Connie Walker, a longtime leader in public radio and GM of WUNC in Chapel Hill, N.C., died Wednesday. She was 59.
Walker had been on medical leave since February, according to a WUNC obituary.
Her family has not shared specifics about the cause of death.
Walker worked in public radio for more than three decades. She had worked for 16 years at WUNC, where got her start as news director.
During her time at WUNC, Walker “played a vital role in our station’s growth and many successes,” Nora Casper, acting President and GM, said in a statement Thursday.
“Under Connie’s accomplished leadership, WUNC further strengthened its commitment to producing and airing high-quality news programming, serving North Carolinians, and remaining one of the nation’s most high-performing and respected public radio stations,” Casper said.
Jeff Tiberii, WUNC’s capitol bureau chief and host of the WUNC Politics podcast, pointed out in a tweet Thursday that Walker led the station through the Great Recession without layoffs.
“Her death is undeniably premature,” Tiberii wrote. “For this I am quite sad. What is also undeniable is that she left this radio station much improved and in better shape than she found it.”
During her career, Walker took on national roles within the public radio system. She served four years as president of Public Radio News Directors Inc. (now the Public Media Journalists Association). She also served as a board member for NPR and Greater Public.

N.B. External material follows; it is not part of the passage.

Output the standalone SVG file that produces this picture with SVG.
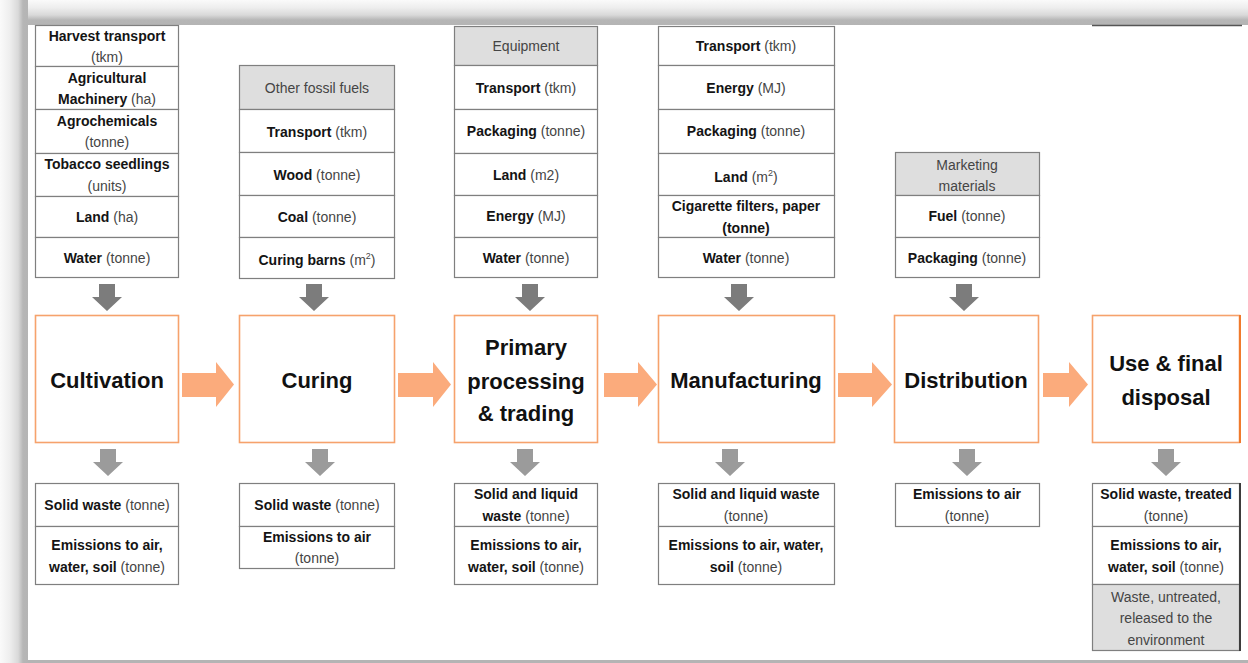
<svg xmlns="http://www.w3.org/2000/svg" width="1248" height="663" viewBox="0 0 1248 663">
<defs>
<linearGradient id="gTop" x1="0" y1="0" x2="0" y2="1">
<stop offset="0" stop-color="#fafafa"/><stop offset="0.3" stop-color="#eeeeee"/><stop offset="0.6" stop-color="#d9d9d9"/><stop offset="0.8" stop-color="#b6b6b6"/><stop offset="1" stop-color="#b4b4b4"/>
</linearGradient>
<linearGradient id="gLeft" x1="0" y1="0" x2="1" y2="0">
<stop offset="0" stop-color="#fafafa"/><stop offset="0.35" stop-color="#eeeeee"/><stop offset="0.65" stop-color="#d9d9d9"/><stop offset="0.82" stop-color="#b6b6b6"/><stop offset="1" stop-color="#b4b4b4"/>
</linearGradient>
<style>
.cell{fill:#ffffff;stroke:#7f7f7f;stroke-width:1.2}
.hdr{fill:#dedede;stroke:#7f7f7f;stroke-width:1.2}
.proc{fill:#ffffff;stroke:#f6a26c;stroke-width:1.6}
.t{font-family:"Liberation Sans",Arial,sans-serif;font-size:14px;text-anchor:middle;fill:#454545}
.b{font-weight:bold;fill:#141414}
.p{font-family:"Liberation Sans",Arial,sans-serif;font-size:22px;font-weight:bold;text-anchor:middle;fill:#111111}
.oa{fill:#fbab7c}
.ga{fill:#7c7c7c}
.gb{fill:#9b9b9b}
</style>
</defs>
<rect width="1248" height="663" fill="#ffffff"/>
<rect x="0" y="0" width="1248" height="25" fill="url(#gTop)"/>
<rect x="0" y="0" width="28" height="663" fill="url(#gLeft)"/>
<rect x="28" y="25" width="1220" height="635" fill="#ffffff"/>
<rect x="28" y="660" width="1220" height="3" fill="#b4b4b4"/>
<line x1="1092" y1="25.5" x2="1242" y2="25.5" stroke="#555555" stroke-width="1.5"/>

<!-- Input tables -->
<g id="in-cultivation">
<rect class="cell" x="35.5" y="25.5" width="143" height="41"/>
<rect class="cell" x="35.5" y="66.5" width="143" height="43"/>
<rect class="cell" x="35.5" y="109.5" width="143" height="44"/>
<rect class="cell" x="35.5" y="153.5" width="143" height="43"/>
<rect class="cell" x="35.5" y="196.5" width="143" height="41"/>
<rect class="cell" x="35.5" y="237.5" width="143" height="40"/>
<text class="t" x="107" y="41"><tspan class="b">Harvest transport</tspan></text>
<text class="t" x="107" y="62">(tkm)</text>
<text class="t" x="107" y="83"><tspan class="b">Agricultural</tspan></text>
<text class="t" x="107" y="104"><tspan class="b">Machinery</tspan> (ha)</text>
<text class="t" x="107" y="126"><tspan class="b">Agrochemicals</tspan></text>
<text class="t" x="107" y="147">(tonne)</text>
<text class="t" x="107" y="169"><tspan class="b">Tobacco seedlings</tspan></text>
<text class="t" x="107" y="191">(units)</text>
<text class="t" x="107" y="222"><tspan class="b">Land</tspan> (ha)</text>
<text class="t" x="107" y="263"><tspan class="b">Water</tspan> (tonne)</text>
</g>

<g id="in-curing">
<rect class="hdr" x="239.5" y="65.5" width="155" height="44"/>
<rect class="cell" x="239.5" y="109.5" width="155" height="43"/>
<rect class="cell" x="239.5" y="152.5" width="155" height="43"/>
<rect class="cell" x="239.5" y="195.5" width="155" height="42"/>
<rect class="cell" x="239.5" y="237.5" width="155" height="41"/>
<text class="t" x="317" y="93">Other fossil fuels</text>
<text class="t" x="317" y="137"><tspan class="b">Transport</tspan> (tkm)</text>
<text class="t" x="317" y="180"><tspan class="b">Wood</tspan> (tonne)</text>
<text class="t" x="317" y="222"><tspan class="b">Coal</tspan> (tonne)</text>
<text class="t" x="317" y="265"><tspan class="b">Curing barns</tspan> (m<tspan font-size="9" dy="-6">2</tspan><tspan dy="6">)</tspan></text>
</g>

<g id="in-primary">
<rect class="hdr" x="454.5" y="26.5" width="143" height="39"/>
<rect class="cell" x="454.5" y="65.5" width="143" height="44"/>
<rect class="cell" x="454.5" y="109.5" width="143" height="44"/>
<rect class="cell" x="454.5" y="153.5" width="143" height="42"/>
<rect class="cell" x="454.5" y="195.5" width="143" height="42"/>
<rect class="cell" x="454.5" y="237.5" width="143" height="40"/>
<text class="t" x="526" y="51">Equipment</text>
<text class="t" x="526" y="93"><tspan class="b">Transport</tspan> (tkm)</text>
<text class="t" x="526" y="136"><tspan class="b">Packaging</tspan> (tonne)</text>
<text class="t" x="526" y="180"><tspan class="b">Land</tspan> (m2)</text>
<text class="t" x="526" y="221"><tspan class="b">Energy</tspan> (MJ)</text>
<text class="t" x="526" y="263"><tspan class="b">Water</tspan> (tonne)</text>
</g>

<g id="in-manufacturing">
<rect class="cell" x="658.5" y="26.5" width="176" height="39"/>
<rect class="cell" x="658.5" y="65.5" width="176" height="44"/>
<rect class="cell" x="658.5" y="109.5" width="176" height="44"/>
<rect class="cell" x="658.5" y="153.5" width="176" height="42"/>
<rect class="cell" x="658.5" y="195.5" width="176" height="42"/>
<rect class="cell" x="658.5" y="237.5" width="176" height="40"/>
<text class="t" x="746" y="51"><tspan class="b">Transport</tspan> (tkm)</text>
<text class="t" x="746" y="93"><tspan class="b">Energy</tspan> (MJ)</text>
<text class="t" x="746" y="136"><tspan class="b">Packaging</tspan> (tonne)</text>
<text class="t" x="746" y="182"><tspan class="b">Land</tspan> (m<tspan font-size="9" dy="-6">2</tspan><tspan dy="6">)</tspan></text>
<text class="t" x="746" y="211"><tspan class="b">Cigarette filters, paper</tspan></text>
<text class="t" x="746" y="233"><tspan class="b">(tonne)</tspan></text>
<text class="t" x="746" y="263"><tspan class="b">Water</tspan> (tonne)</text>
</g>

<g id="in-distribution">
<rect class="hdr" x="895.5" y="152.5" width="144" height="43"/>
<rect class="cell" x="895.5" y="195.5" width="144" height="42"/>
<rect class="cell" x="895.5" y="237.5" width="144" height="40"/>
<text class="t" x="967" y="170">Marketing</text>
<text class="t" x="967" y="191">materials</text>
<text class="t" x="967" y="221"><tspan class="b">Fuel</tspan> (tonne)</text>
<text class="t" x="967" y="263"><tspan class="b">Packaging</tspan> (tonne)</text>
</g>

<!-- Process nodes -->
<g id="cultivation">
<rect class="proc" x="35.5" y="315.5" width="143" height="127"/>
<text class="p" x="107" y="388">Cultivation</text>
</g>
<g id="curing">
<rect class="proc" x="239.5" y="315.5" width="155" height="127"/>
<text class="p" x="317" y="388">Curing</text>
</g>
<g id="primary">
<rect class="proc" x="454.5" y="315.5" width="143" height="127"/>
<text class="p" x="526" y="355">Primary</text>
<text class="p" x="526" y="389">processing</text>
<text class="p" x="526" y="421">&amp; trading</text>
</g>
<g id="manufacturing">
<rect class="proc" x="658.5" y="315.5" width="176" height="127"/>
<text class="p" x="746" y="388">Manufacturing</text>
</g>
<g id="distribution">
<rect class="proc" x="894.5" y="315.5" width="144" height="127"/>
<text class="p" x="966" y="388">Distribution</text>
</g>
<g id="use">
<rect class="proc" x="1092.5" y="315.5" width="147" height="127"/>
<line x1="1240" y1="315" x2="1240" y2="443" stroke="#f07a2c" stroke-width="2"/>
<text class="p" x="1166" y="371">Use &amp; final</text>
<text class="p" x="1166" y="405">disposal</text>
</g>

<!-- Output tables -->
<g id="out-cultivation">
<rect class="cell" x="35.5" y="483.5" width="143" height="43"/>
<rect class="cell" x="35.5" y="526.5" width="143" height="58"/>
<text class="t" x="107" y="510"><tspan class="b">Solid waste</tspan> (tonne)</text>
<text class="t" x="107" y="550"><tspan class="b">Emissions to air,</tspan></text>
<text class="t" x="107" y="572"><tspan class="b">water, soil</tspan> (tonne)</text>
</g>
<g id="out-curing">
<rect class="cell" x="239.5" y="483.5" width="155" height="43"/>
<rect class="cell" x="239.5" y="526.5" width="155" height="42"/>
<text class="t" x="317" y="510"><tspan class="b">Solid waste</tspan> (tonne)</text>
<text class="t" x="317" y="542"><tspan class="b">Emissions to air</tspan></text>
<text class="t" x="317" y="563">(tonne)</text>
</g>
<g id="out-primary">
<rect class="cell" x="454.5" y="483.5" width="143" height="43"/>
<rect class="cell" x="454.5" y="526.5" width="143" height="58"/>
<text class="t" x="526" y="499"><tspan class="b">Solid and liquid</tspan></text>
<text class="t" x="526" y="521"><tspan class="b">waste</tspan> (tonne)</text>
<text class="t" x="526" y="550"><tspan class="b">Emissions to air,</tspan></text>
<text class="t" x="526" y="572"><tspan class="b">water, soil</tspan> (tonne)</text>
</g>
<g id="out-manufacturing">
<rect class="cell" x="658.5" y="483.5" width="176" height="43"/>
<rect class="cell" x="658.5" y="526.5" width="176" height="58"/>
<text class="t" x="746" y="499"><tspan class="b">Solid and liquid waste</tspan></text>
<text class="t" x="746" y="521">(tonne)</text>
<text class="t" x="746" y="550"><tspan class="b">Emissions to air, water,</tspan></text>
<text class="t" x="746" y="572"><tspan class="b">soil</tspan> (tonne)</text>
</g>
<g id="out-distribution">
<rect class="cell" x="895.5" y="483.5" width="144" height="43"/>
<text class="t" x="967" y="499"><tspan class="b">Emissions to air</tspan></text>
<text class="t" x="967" y="521">(tonne)</text>
</g>
<g id="out-use">
<rect class="cell" x="1092.5" y="483.5" width="147" height="43"/>
<rect class="cell" x="1092.5" y="526.5" width="147" height="58"/>
<rect class="hdr" x="1092.5" y="584.5" width="147" height="66"/>
<line x1="1240" y1="483" x2="1240" y2="651" stroke="#3c3c3c" stroke-width="2"/>
<text class="t" x="1166" y="499"><tspan class="b">Solid waste, treated</tspan></text>
<text class="t" x="1166" y="521">(tonne)</text>
<text class="t" x="1166" y="550"><tspan class="b">Emissions to air,</tspan></text>
<text class="t" x="1166" y="572"><tspan class="b">water, soil</tspan> (tonne)</text>
<text class="t" x="1166" y="602">Waste, untreated,</text>
<text class="t" x="1166" y="623">released to the</text>
<text class="t" x="1166" y="645">environment</text>
</g>

<!-- Connectors -->
<g id="connectors">
<path class="oa" d="M182,373 H216 V362 L234,384.5 L216,407 V397 H182 Z"/>
<path class="oa" d="M398,373 H433 V362 L451,384.5 L433,407 V397 H398 Z"/>
<path class="oa" d="M604,373 H638 V362 L657,384.5 L638,407 V397 H604 Z"/>
<path class="oa" d="M838,373 H872 V362 L892,384.5 L872,407 V397 H838 Z"/>
<path class="oa" d="M1043,373 H1069 V362 L1088,384.5 L1069,407 V397 H1043 Z"/>
<path class="ga" d="M99,284 H115 V297 H122 L107,311 L92,297 H99 Z"/>
<path class="ga" d="M306,284 H322 V297 H329 L314,311 L299,297 H306 Z"/>
<path class="ga" d="M522,284 H538 V297 H545 L530,311 L515,297 H522 Z"/>
<path class="ga" d="M731,284 H747 V297 H754 L739,311 L724,297 H731 Z"/>
<path class="ga" d="M956,284 H972 V297 H979 L964,311 L949,297 H956 Z"/>
<path class="gb" d="M100,449 H116 V462 H123 L108,476 L93,462 H100 Z"/>
<path class="gb" d="M312,449 H328 V462 H335 L320,476 L305,462 H312 Z"/>
<path class="gb" d="M517,449 H533 V462 H540 L525,476 L510,462 H517 Z"/>
<path class="gb" d="M722,449 H738 V462 H745 L730,476 L715,462 H722 Z"/>
<path class="gb" d="M959,449 H975 V462 H982 L967,476 L952,462 H959 Z"/>
<path class="gb" d="M1158,449 H1174 V462 H1181 L1166,476 L1151,462 H1158 Z"/>
</g>
</svg>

She entered public radio in 1988 at Wisconsin Public Radio, where she worked various jobs before becoming news director in 1996.
“I think that Connie loved public radio to her core, and her personal mission was to extend it and high-quality news to as many people as possible,” WUNC Board Chairwoman Hannah Gage said in the WUNC obituary.
When Walker joined WUNC, it was “struggling,” Gage said in the obituary. “It was not the successful, respected radio station we have today and we all know today.”
Rep. David E. Price (D-N.C.) said in a tweet Friday that Walker “was a true champion of journalism and storytelling in our state.”